Auf der anderen Seite werden die Kosten (C), sich an der Wahl zu beteiligen, mit einkalkuliert. Das können zum Beispiel direkte Kosten wie das Busticket zum Wahllokal, eine Registrierung und das Risiko, deshalb später als Geschworener ausgewählt zu werden, sein, vor allen aber Opportunitätskosten, also der entgangene Nutzen aus Tätigkeiten, die man in derselben Zeit hätte tun können. Auch die Informationskosten müssen hinzugerechnet werden, auch wenn sie von dem rationalen Wähler angesichts seines geringen Einflusses stark reduziert werden[3].
[...]
[1] Der Einfachheit wegen meine ich im Folgenden das Downs’sche Wahlparadox, wenn ich das Wort Wahlparadox gebrauche. In der Literatur gibt es noch weitere Anomalien, die als Wahlparadox bezeichnet werden, so z.B. das Wahlparadox von Kenneth Arrow.
[2] Transitiv ist eine Präferenzordnung dann, wenn ein Akteur, der eine Alternative A einer anderen Alternative B vorzieht und B der Alternative C vorzieht, dann auch A vor C präferiert.
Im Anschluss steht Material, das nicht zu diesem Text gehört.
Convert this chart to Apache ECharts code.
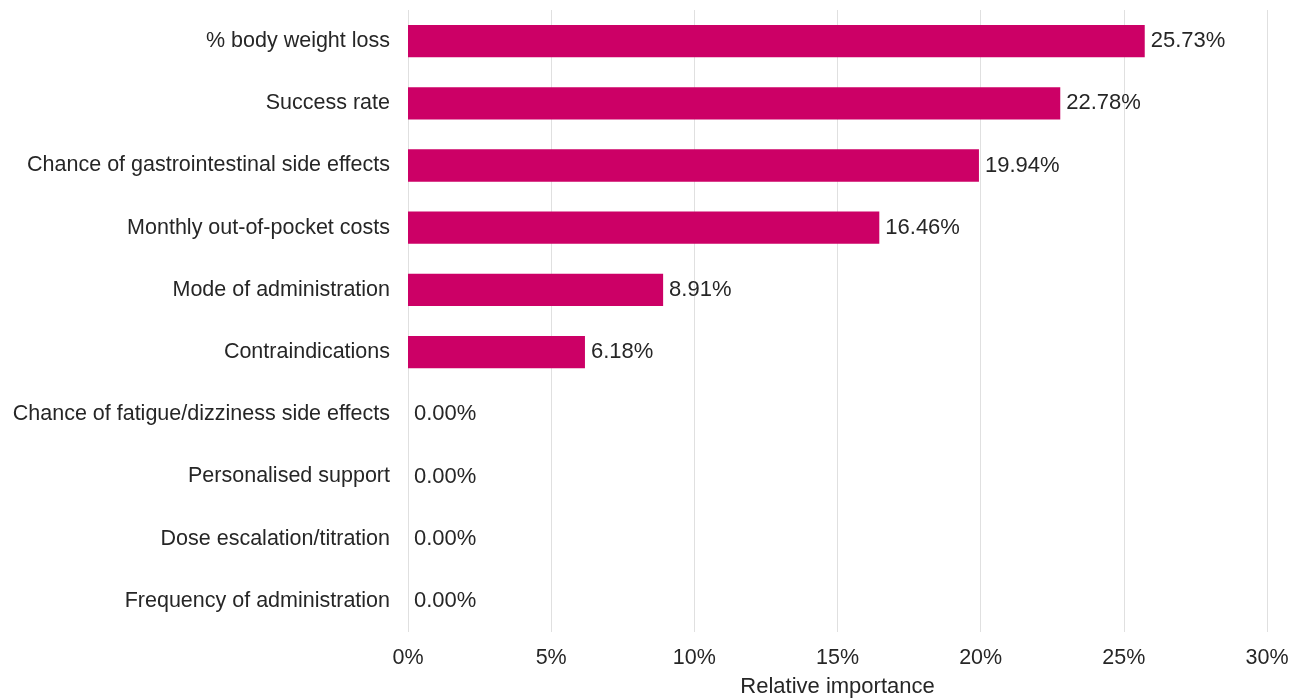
<!DOCTYPE html>
<html><head><meta charset="utf-8">
<script src="https://cdn.jsdelivr.net/npm/echarts@6/dist/echarts.min.js"></script>
<style>html,body{margin:0;padding:0;background:#fff}#c{width:1291px;height:698px}</style>
</head><body><div id="c"></div>
<script>
const categories = ["% body weight loss","Success rate","Chance of gastrointestinal side effects","Monthly out-of-pocket costs","Mode of administration","Contraindications","Chance of fatigue/dizziness side effects","Personalised support","Dose escalation/titration","Frequency of administration"];
const values = [25.73,22.78,19.94,16.46,8.91,6.18,0.00,0.00,0.00,0.00];
const xTicks = [0,5,10,15,20,25,30];
const FONT = "'Liberation Sans', Arial, sans-serif";
const chart = echarts.init(document.getElementById('c'));
chart.setOption({
  animation:false,
  grid:{left:408,right:24,top:10,bottom:66,containLabel:false,outerBoundsMode:'none'},
  xAxis:{type:'value',min:0,max:30,interval:5,
    name:'Relative importance',nameLocation:'middle',nameGap:44,
    nameTextStyle:{fontFamily:FONT,fontSize:22,color:'#262626'},
    axisLine:{show:false},axisTick:{show:false},
    axisLabel:{formatter:v=>xTicks.includes(v)?v+'%':'',fontFamily:FONT,fontSize:21.5,color:'#262626',margin:15},
    splitLine:{show:true,lineStyle:{color:'#e0e0e0',width:1}}},
  yAxis:{type:'category',data:categories,inverse:true,
    axisLine:{show:false},axisTick:{show:false},
    axisLabel:{fontFamily:FONT,fontSize:21.5,color:'#262626',margin:18},
    splitLine:{show:false}},
  series:[{type:'bar',data:values,barCategoryGap:'48%',
    itemStyle:{color:'#CC0066'},
    label:{show:true,position:'right',distance:6,formatter:p=>p.value.toFixed(2)+'%',
      fontFamily:FONT,fontSize:22,color:'#262626'}}]
});
</script></body></html>
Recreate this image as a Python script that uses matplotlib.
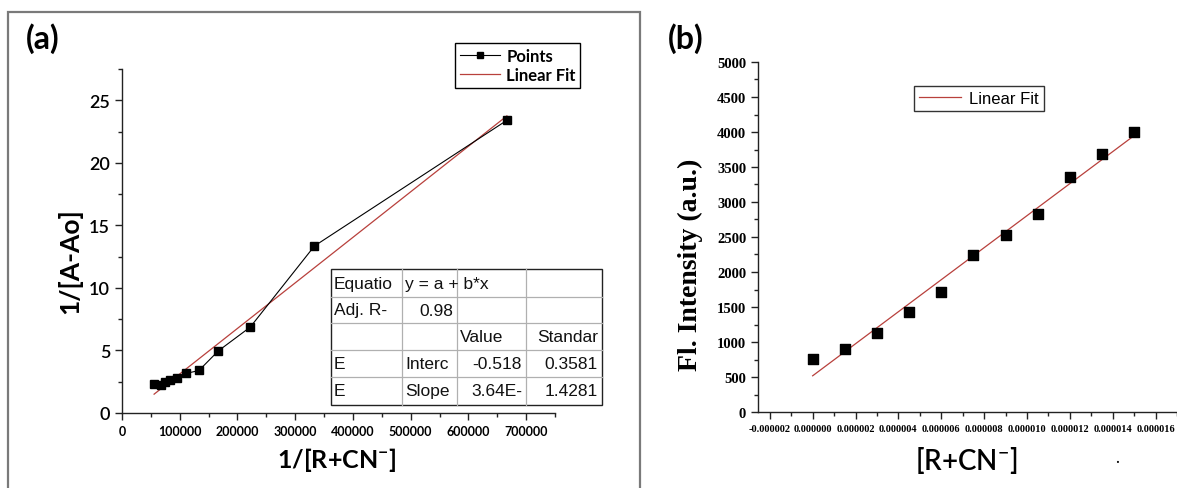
import numpy as np
import matplotlib
matplotlib.use("Agg")
import matplotlib.pyplot as plt
from matplotlib.lines import Line2D
from matplotlib.patches import Rectangle
from matplotlib.ticker import MultipleLocator, FuncFormatter, FixedLocator

# ---------------- data ----------------
# panel (a): 1/[R+CN-] vs 1/[A-A0]
a_x = [55600, 66700, 74100, 83300, 95200, 111100, 133300, 166700, 222200, 333300, 666700]
a_y = [2.34, 2.26, 2.47, 2.65, 2.79, 3.16, 3.40, 4.96, 6.87, 13.35, 23.4]
a_intercept = -0.518
a_slope = 3.64e-5
a_xticks = [0, 100000, 200000, 300000, 400000, 500000, 600000, 700000]
a_yticks = [0, 5, 10, 15, 20, 25]

# fit table text
table_rows = [
    ["Equatio", "y = a + b*x", "", ""],
    ["Adj. R-", "0.98", "", ""],
    ["", "", "Value", "Standar"],
    ["E", "Interc", "-0.518", "0.3581"],
    ["E", "Slope", "3.64E-", "1.4281"],
]

# panel (b): [R+CN-] vs fluorescence intensity
b_x = [0.0, 1.5e-6, 3.0e-6, 4.5e-6, 6.0e-6, 7.5e-6, 9.0e-6, 10.5e-6, 12.0e-6, 13.5e-6, 15.0e-6]
b_y = [752, 895, 1124, 1429, 1714, 2238, 2529, 2833, 3357, 3690, 4000]
b_xticks = [-2e-6, 0.0, 2e-6, 4e-6, 6e-6, 8e-6, 10e-6, 12e-6, 14e-6, 16e-6]
b_yticks = [0, 500, 1000, 1500, 2000, 2500, 3000, 3500, 4000, 4500, 5000]

# ---------------- figure ----------------
W, H = 1177, 489
fig = plt.figure(figsize=(W / 100, H / 100), dpi=100)
fig.patch.set_facecolor("white")

def fx(px):
    return px / W

def fy(py):
    return 1 - py / H

RED = "#b8403c"
SANS = ["Lato", "DejaVu Sans"]
SERIF = ["Liberation Serif", "DejaVu Serif"]
ARIAL = ["Liberation Sans", "DejaVu Sans"]
plt.rcParams["mathtext.default"] = "regular"

# frame around panel (a)
fig.add_artist(Rectangle((fx(8), fy(495)), fx(640) - fx(8), fy(13) - fy(495),
                         transform=fig.transFigure, fill=False,
                         edgecolor="#7a7a7a", linewidth=1.6))

# ---------------- panel (a) ----------------
axa = fig.add_axes([fx(122), fy(414), fx(555) - fx(122), fy(70) - fy(414)])
axa.plot(a_x, a_y, color="black", lw=0.8, marker="s", ms=6, mfc="black", mec="black", zorder=3)
xf = np.array([min(a_x), max(a_x)])
axa.plot(xf, a_intercept + a_slope * xf, color=RED, lw=0.9, zorder=2)
axa.set_xlim(0, 750000)
axa.set_ylim(0, 27.5)
axa.xaxis.set_major_locator(FixedLocator(a_xticks))
axa.xaxis.set_minor_locator(MultipleLocator(50000))
axa.yaxis.set_major_locator(FixedLocator(a_yticks))
axa.yaxis.set_minor_locator(MultipleLocator(2.5))
axa.xaxis.set_major_formatter(FuncFormatter(lambda v, p: f"{int(round(v))}"))
for s in ["top", "right"]:
    axa.spines[s].set_visible(False)
for s in ["left", "bottom"]:
    axa.spines[s].set_linewidth(1.0)
    axa.spines[s].set_color("#222222")
axa.tick_params(which="major", direction="out", length=5, width=1, color="#222222")
axa.tick_params(which="minor", direction="out", length=3, width=1, color="#222222")
for lab in axa.get_xticklabels():
    lab.set_family(SANS); lab.set_fontweight("bold"); lab.set_fontsize(9)
for lab in axa.get_yticklabels():
    lab.set_family(SANS); lab.set_fontsize(13); lab.set_fontweight(600)
axa.set_xlabel("1/[R+CN$^{-}$]", family=SANS, fontweight="bold", fontsize=18)
axa.set_ylabel("1/[A-Ao]", family=SANS, fontweight="bold", fontsize=19)
axa.xaxis.set_label_coords((337 - 122) / (555 - 122), -(460 - 414) / (414 - 70), transform=axa.transAxes)
axa.yaxis.set_label_coords(-(122 - 70) / (555 - 122), (414 - 261) / (414 - 70), transform=axa.transAxes)
axa.xaxis.label.set_va("center")
axa.yaxis.label.set_va("center")

h_pts = Line2D([], [], color="black", lw=0.8, marker="s", ms=5, mfc="black")
h_fit = Line2D([], [], color=RED, lw=0.9)
lega = fig.legend([h_pts, h_fit], ["Points", "Linear Fit"], loc="upper left",
                  bbox_to_anchor=(fx(455), fy(44)), bbox_transform=fig.transFigure,
                  prop={"family": SANS, "weight": "bold", "size": 12},
                  frameon=True, fancybox=False, edgecolor="black", framealpha=1,
                  handlelength=2.4, handletextpad=0.4, borderpad=0.28, labelspacing=0.2,
                  numpoints=1, borderaxespad=0)
lega.get_frame().set_linewidth(1.0)

fig.text(fx(43), fy(39), "(a)", family=SANS, fontweight="bold", fontsize=23,
         ha="center", va="center")

# fit table
col_x = [331, 402, 457, 526, 602]
row_y = [270, 298, 324, 351, 378, 406]
fig.add_artist(Rectangle((fx(col_x[0]), fy(row_y[-1])), fx(col_x[-1]) - fx(col_x[0]),
                         fy(row_y[0]) - fy(row_y[-1]), transform=fig.transFigure,
                         facecolor="white", edgecolor="#222222", linewidth=1.0, zorder=5))
for yy in row_y[1:-1]:
    fig.add_artist(Line2D([fx(col_x[0]), fx(col_x[-1])], [fy(yy), fy(yy)],
                          transform=fig.transFigure, color="#b0b0b0", lw=0.9, zorder=6))
for xx in col_x[1:-1]:
    fig.add_artist(Line2D([fx(xx), fx(xx)], [fy(row_y[0]), fy(row_y[-1])],
                          transform=fig.transFigure, color="#b0b0b0", lw=0.9, zorder=6))
align = [
    ["l", "l", "l", "l"],
    ["l", "r", "l", "l"],
    ["l", "l", "l", "r"],
    ["l", "l", "r", "r"],
    ["l", "l", "r", "r"],
]
for r, row in enumerate(table_rows):
    yc = (row_y[r] + row_y[r + 1]) / 2
    for c, txt in enumerate(row):
        if not txt:
            continue
        if align[r][c] == "l":
            xp, ha = col_x[c] + 3, "left"
        else:
            xp, ha = col_x[c + 1] - 4, "right"
        fig.text(fx(xp), fy(yc), txt, family=ARIAL, fontsize=12.5, ha=ha, va="center",
                 color="#111111", zorder=7)

# ---------------- panel (b) ----------------
axb = fig.add_axes([fx(758), fy(413), fx(1177) - fx(758), fy(63) - fy(413)])
axb.scatter(b_x, b_y, marker="s", s=55, color="black", zorder=3)
cb = np.polyfit(b_x, b_y, 1)
xb = np.array([min(b_x), max(b_x)])
axb.plot(xb, np.polyval(cb, xb), color=RED, lw=0.9, zorder=2)
axb.set_xlim(-2.55e-6, 1.7e-5)
axb.set_ylim(0, 5000)
axb.xaxis.set_major_locator(FixedLocator(b_xticks))
axb.xaxis.set_minor_locator(MultipleLocator(1e-6))
axb.yaxis.set_major_locator(FixedLocator(b_yticks))
axb.yaxis.set_minor_locator(MultipleLocator(250))
axb.xaxis.set_major_formatter(FuncFormatter(lambda v, p: f"{v:.6f}" if abs(v) > 1e-12 else "0.000000"))
for s in ["top", "right"]:
    axb.spines[s].set_visible(False)
for s in ["left", "bottom"]:
    axb.spines[s].set_linewidth(1.0)
    axb.spines[s].set_color("#222222")
axb.tick_params(which="major", direction="out", length=5, width=1, color="#222222")
axb.tick_params(which="minor", direction="out", length=3, width=1, color="#222222")
for lab in axb.get_xticklabels():
    lab.set_family(SERIF); lab.set_fontweight("bold"); lab.set_fontsize(7.5)
for lab in axb.get_yticklabels():
    lab.set_family(SERIF); lab.set_fontweight("bold"); lab.set_fontsize(10.5)
axb.set_xlabel("[R+CN$^{-}$]", family=SANS, fontsize=20, fontweight=600)
axb.set_ylabel("Fl. Intensity (a.u.)", family=SERIF, fontweight="bold", fontsize=20)
axb.xaxis.set_label_coords((966 - 758) / (1177 - 758), -(461 - 413) / (413 - 63), transform=axb.transAxes)
axb.yaxis.set_label_coords(-(758 - 690) / (1177 - 758), (413 - 265) / (413 - 63), transform=axb.transAxes)
axb.xaxis.label.set_va("center")
axb.yaxis.label.set_va("center")

legb = fig.legend([Line2D([], [], color=RED, lw=0.9)], ["Linear Fit"], loc="upper left",
                  bbox_to_anchor=(fx(914), fy(87)), bbox_transform=fig.transFigure,
                  prop={"family": ARIAL, "size": 12},
                  frameon=True, fancybox=False, edgecolor="#333333", framealpha=1,
                  handlelength=2.5, handletextpad=0.5, borderpad=0.3, borderaxespad=0)
legb.get_frame().set_linewidth(1.0)

fig.text(fx(686), fy(39), "(b)", family=SANS, fontweight="bold", fontsize=23,
         ha="center", va="center")
fig.text(fx(1117), fy(458), ".", family=SANS, fontsize=12, ha="center", va="center")

fig.savefig("out.png", dpi=100, facecolor="white")
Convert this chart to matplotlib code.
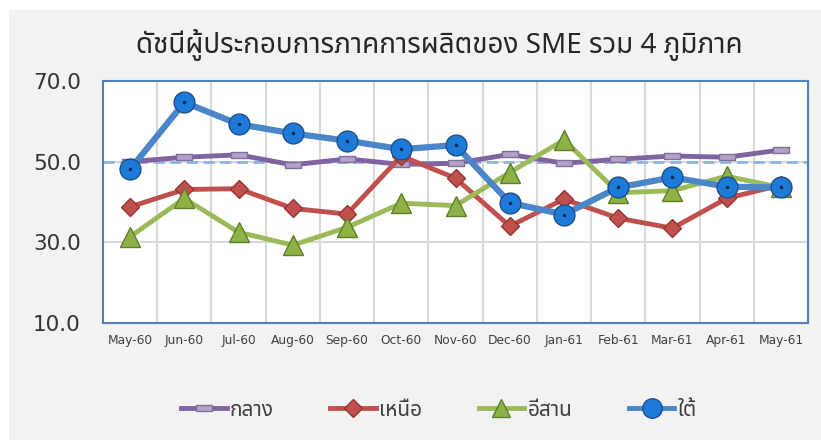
import matplotlib
matplotlib.use("Agg")
import matplotlib.pyplot as plt
from matplotlib import font_manager
from matplotlib.lines import Line2D
from matplotlib.patches import Rectangle
from matplotlib.ft2font import FT2Font

# ---- data ----
months = ["May-60", "Jun-60", "Jul-60", "Aug-60", "Sep-60", "Oct-60", "Nov-60",
          "Dec-60", "Jan-61", "Feb-61", "Mar-61", "Apr-61", "May-61"]
central = [50.0, 51.1, 51.7, 49.2, 50.7, 49.3, 49.6, 51.8, 49.6, 50.6, 51.4, 51.1, 52.9]
north = [38.8, 43.1, 43.3, 38.4, 37.0, 51.4, 45.9, 34.0, 40.7, 36.0, 33.5, 40.9, 44.2]
northeast = [31.4, 40.9, 32.5, 29.3, 33.7, 39.7, 39.1, 47.3, 55.4, 42.3, 42.8, 46.4, 43.6]
south = [48.1, 64.7, 59.3, 57.0, 55.2, 53.1, 54.1, 39.8, 36.9, 43.6, 46.1, 43.8, 43.6]
names = ["กลาง", "เหนือ", "อีสาน", "ใต้"]
title = "ดัชนีผู้ประกอบการภาคการผลิตของ SME รวม 4 ภูมิภาค"
yticks = [10.0, 30.0, 50.0, 70.0]
ref_level = 50.0

# ---- find a Thai-capable font ----
thai_family = None
preferred = []
for f in font_manager.fontManager.ttflist:
    try:
        ft = FT2Font(f.fname)
        cmap = ft.get_charmap()
        if 0x0E14 in cmap and 0x0E01 in cmap:
            preferred.append(f.name)
    except Exception:
        pass
for cand in ["Noto Sans Thai", "Noto Sans Thai UI", "Tahoma", "Leelawadee UI", "Loma", "Garuda"]:
    if cand in preferred:
        thai_family = cand
        break
if thai_family is None and preferred:
    thai_family = preferred[0]
fams = ([thai_family] if thai_family else []) + ["DejaVu Sans"]
plt.rcParams["font.family"] = fams

fig = plt.figure(figsize=(8.21, 4.40), dpi=100, facecolor="white")
fig.patches.append(Rectangle((9 / 821, 0), 1, 1 - 10 / 440, transform=fig.transFigure,
                             facecolor="#f2f2f2", edgecolor="none", zorder=-10))

ax = fig.add_axes([103 / 821, 1 - 323 / 440, (808 - 103) / 821, (323 - 81) / 440])
ax.set_facecolor("white")
x = list(range(len(months)))

ax.set_xlim(-0.5, len(months) - 0.5)
ax.set_ylim(10, 70)
ax.set_yticks(yticks)
ax.set_yticklabels([f"{v:.1f}" for v in yticks], fontsize=15.5, color="#333333", family="DejaVu Sans")
ax.set_xticks(x)
ax.set_xticklabels(months, fontsize=8.8, color="#404040", family="DejaVu Sans")
ax.tick_params(axis="both", which="both", length=0)
ax.tick_params(axis="y", pad=16)
ax.tick_params(axis="x", pad=8)
ax.grid(False)
for xv in [i + 0.5 for i in x[:-1]]:
    ax.axvline(xv, color="#d9d9d9", lw=1.5, zorder=0)
for yv in [30, 50]:
    ax.axhline(yv, color="#d9d9d9", lw=1.5, zorder=0)
ax.axhline(ref_level, color="#8db4e2", lw=2, ls=(0, (4, 2)), zorder=1)
for s in ax.spines.values():
    s.set_color("#4f81bd")
    s.set_linewidth(1.5)

flat_rect = [(-1, -0.38), (1, -0.38), (1, 0.38), (-1, 0.38), (-1, -0.38)]

ax.plot(x, central, color="#8064a2", lw=3.5, marker=flat_rect, ms=11, mfc="#b3a2c7",
        mec="#7f6f9a", mew=1, zorder=3, label=names[0])
ax.plot(x, north, color="#c0504d", lw=3.5, marker="D", ms=9, mfc="#c0504d",
        mec="#943634", mew=1, zorder=4, label=names[1])
ax.plot(x, northeast, color="#9bbb59", lw=3.5, marker="^", ms=14, mfc="#8db347",
        mec="#5f7f2a", mew=1, zorder=5, label=names[2])
ax.plot(x, south, color="#4a86c8", lw=4.5, marker="o", ms=15, mfc="#1e7ad8",
        mec="#1f4f8a", mew=1, zorder=6, label=names[3])
ax.plot(x, south, ls="none", marker="o", ms=2.5, mfc="#0a2a50", mec="none", zorder=7)

fig.text(439 / 821, 1 - 45 / 440, title, ha="center", va="center", fontsize=20, color="#262626")

handles = [
    Line2D([], [], color="#8064a2", lw=3.5, marker=flat_rect, ms=11, mfc="#b3a2c7", mec="#7f6f9a"),
    Line2D([], [], color="#c0504d", lw=3.5, marker="D", ms=9, mfc="#c0504d", mec="#943634"),
    Line2D([], [], color="#9bbb59", lw=3.5, marker="^", ms=13, mfc="#8db347", mec="#5f7f2a"),
    Line2D([], [], color="#4a86c8", lw=3.5, marker="o", ms=14, mfc="#1e7ad8", mec="#1f4f8a"),
]
fig.legend(handles, names, loc="center", bbox_to_anchor=(439 / 821, 1 - 410 / 440), ncol=4,
           frameon=False, fontsize=15, handlelength=2.2, columnspacing=2.7, handletextpad=0.15,
           labelcolor="#404040")

fig.savefig("out.png", dpi=100, facecolor=fig.get_facecolor())
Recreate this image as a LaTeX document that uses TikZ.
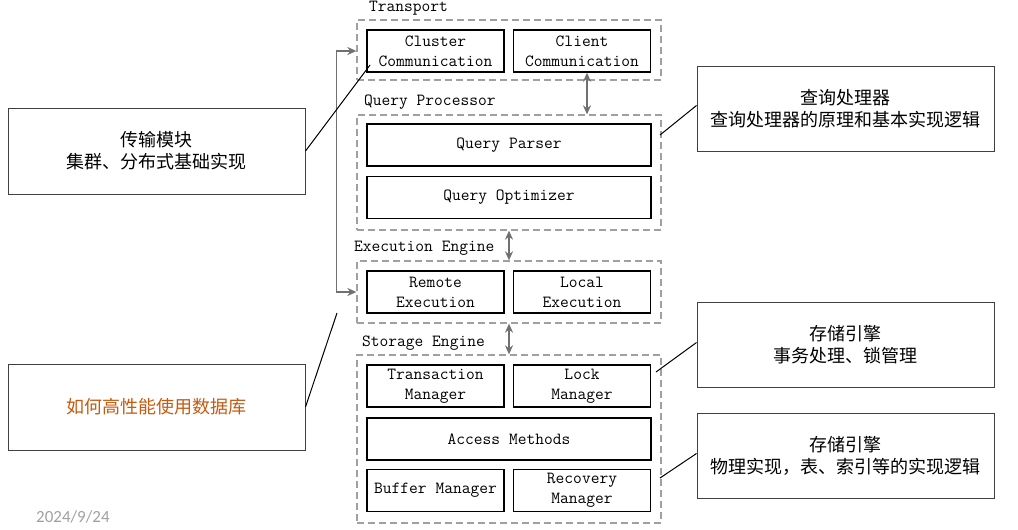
\documentclass[tikz,border=0pt]{standalone}
\usepackage{fontspec}
\newfontfamily\cjk{Noto Sans CJK SC}
\newfontfamily\datefont{Carlito}
\usetikzlibrary{arrows.meta}
\definecolor{orangetxt}{HTML}{C55A11}
\definecolor{grpgray}{HTML}{A0A0A0}
\definecolor{arrgray}{HTML}{707070}
\definecolor{anngray}{HTML}{404040}
\definecolor{dategray}{HTML}{A0A0A0}
\begin{document}
\begin{tikzpicture}[x=1pt,y=-1pt,
  comp/.style={draw=black,line width=1.4pt,minimum width=137pt,minimum height=42pt,inner sep=0pt,align=center,
    font=\fontsize{17}{20}\ttfamily},
  wide/.style={comp,minimum width=284pt},
  group/.style={draw=grpgray,line width=1.3pt,dash pattern=on 7pt off 4pt,minimum width=304pt,inner sep=0pt},
  glabel/.style={anchor=west,inner sep=0pt,font=\fontsize{17}{20}\ttfamily},
  biarrow/.style={arrgray,line width=1.6pt,{Stealth[length=9pt,width=8pt]}-{Stealth[length=9pt,width=8pt]}},
  ann/.style={draw=anngray,line width=1pt,minimum width=297pt,minimum height=86pt,align=center,
    font=\fontsize{18}{22}\cjk},
  annline/.style={black,line width=1pt}]
\useasboundingbox (0,0) rectangle (1018,530);

% groups
\node[group,minimum height=60pt] (transport) at (509,50) {};
\node[group,minimum height=115pt] (qp) at (509,172.5) {};
\node[group,minimum height=62pt] (exec) at (509,292) {};
\node[group,minimum height=168pt] (storage) at (509,439) {};

% group labels
\node[glabel] (tl) at (369,8) {Transport};
\node[glabel] (ql) at (364,102) {Query Processor};
\node[glabel] (el) at (354,248) {Execution Engine};
\node[glabel] (sl) at (362,343) {Storage Engine};

% components
\node[comp] (cc) at (435.5,51) {Cluster\\Communication};
\node[comp] (client) at (582,51) {Client\\Communication};
\node[wide] (parser) at (509,145) {Query Parser};
\node[wide] (opt) at (509,197.5) {Query Optimizer};
\node[comp] (remote) at (435.5,292) {Remote\\Execution};
\node[comp] (local) at (582,292) {Local\\Execution};
\node[comp] (txn) at (435.5,386) {Transaction\\Manager};
\node[comp] (lock) at (582,386) {Lock\\Manager};
\node[wide] (access) at (509,439) {Access Methods};
\node[comp] (buffer) at (435.5,490.5) {Buffer Manager};
\node[comp] (recovery) at (582,490.5) {Recovery\\Manager};

% arrows
\draw[biarrow] ([xshift=5pt]client.south) -- ([xshift=5pt]client.south |- qp.north);
\draw[biarrow] (qp.south) -- (exec.north);
\draw[biarrow] (exec.south) -- (storage.north);
\draw[biarrow] (transport.west |- cc.west) -- ++(-20,0) |- (exec.west |- remote.west);

% annotations
\node[ann] (a1) at (156.5,151) {传输模块\\集群、分布式基础实现};
\node[ann,text=orangetxt] (a2) at (156.5,407) {如何高性能使用数据库};
\node[ann,minimum height=85pt] (a3) at (845.5,108.5) {查询处理器\\查询处理器的原理和基本实现逻辑};
\node[ann,minimum height=85pt] (a4) at (845.5,344.5) {存储引擎\\事务处理、锁管理};
\node[ann,minimum height=85pt] (a5) at (845.5,455.5) {存储引擎\\物理实现，表、索引等的实现逻辑};

\coordinate (p1) at (370,65);
\coordinate (p2) at (337,313);
\coordinate (p3) at (660,135);
\coordinate (p4) at (656,372);
\coordinate (p5) at (660,478);
\draw[annline] (a1.east) -- (p1);
\draw[annline] (a2.east) -- (p2);
\draw[annline] ([yshift=3pt]a3.west) -- (p3);
\draw[annline] ([yshift=2pt]a4.west) -- (p4);
\draw[annline] ([yshift=2pt]a5.west) -- (p5);

\node[anchor=west,inner sep=0pt,text=dategray,font=\fontsize{17}{20}\datefont] (date) at (36,517) {2024/9/24};
\end{tikzpicture}
\end{document}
Nicht transitiv wäre die Präferenzordnung dann, wenn C einen höheren Rang in der Präferenzordnung einnehmen würde als A (Täube 2002, 25).
[3] Downs arbeitet heraus, dass der Wähler aufgrund seines geringen Stimmwerts keinen Anreiz hat, sich umfassend zu informieren und deshalb auf kostenlose Informationen und Parteiideologien zurückgreift. Da seine Entscheidung so nicht mehr sicher seine „wahren“ Präferenzen wiedergibt, können diese von den Parteien auch schlecht erkannt und umgesetzt werden. Insgesamt ergibt sich daraus ein sehr pessimistisches Bild von der unvollkommenen Funktionsweise demokratischer Wahlsysteme (Braun 1999, 68f.).